Arkadaki ve yukarıdaki fotograflara dikkatli bakanız.
Ezeli rekabetin en üst seviyesindeki Galatasaray ile Fenerbahçe voleybolculara maç öncesinde sarmuş-dolaş.
Ya tribünler.
Tribünler ateşten barut.
Son Fenerbahçe-Galatasaray maçında sarı-lacivertli tribünde “KÜFÜR” başladı. Ancak kalabalık “Küfür yok” deyip doğru olanı yaptı.
Ancak, maç yenilgi ile sonuçlanınca yine küfür, yine hakaret.

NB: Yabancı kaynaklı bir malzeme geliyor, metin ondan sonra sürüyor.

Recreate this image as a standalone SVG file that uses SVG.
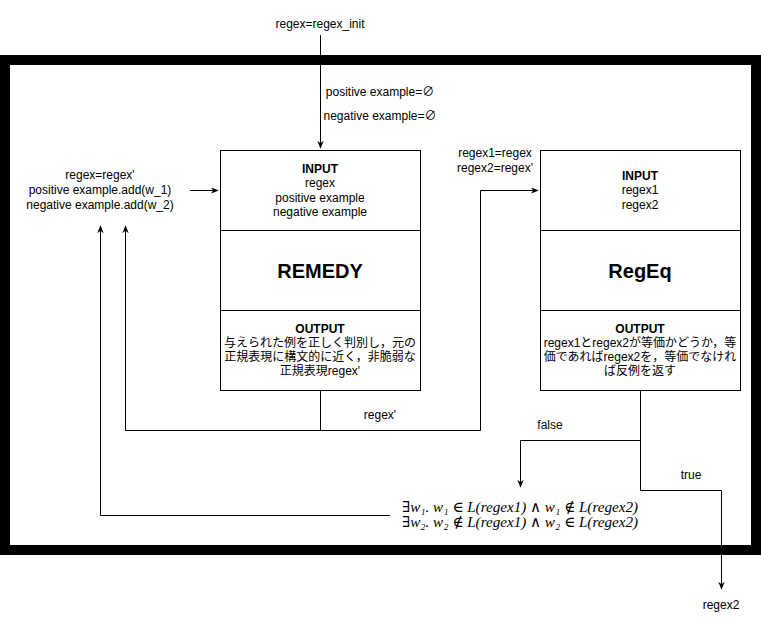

Saha içine baktığımızda tam bir arkadaşlık hakim.
Önceleri “Onlarla konuşmayın” diyen fanatik yöneticiler de azalıyor.
Seyircilerde az da olsa, bir voleybol izleyicisi olma hamlesi var.
Temennimiz sahadaki oyuncuların formaları ne olursa olsun, yapılan uğraşa saygı gösterilmesi.
Her kulübün seyircisi “KÜFÜR” denilen illetin peşinden gidiyor.
Ancak, küfürbazların kendi takımlarının oyuncularının da rahatsız olduklarını çok iyi bilmesi gerek.
Voleybolda elbette olmasın. Salon spor çünkü.
Futbolda olsun mu.
Asla.
Sporda ileri gitmiş ülkelerde “KÜFÜR” nedir diye bilen yok.
O nedenle gönül verdiğimiz renklerin sporcularına küfürsüz sahip çıkalım.
Sporda yenmek de var, yenilmek de.
Yenilince dünyanın sonu da gelmiyor.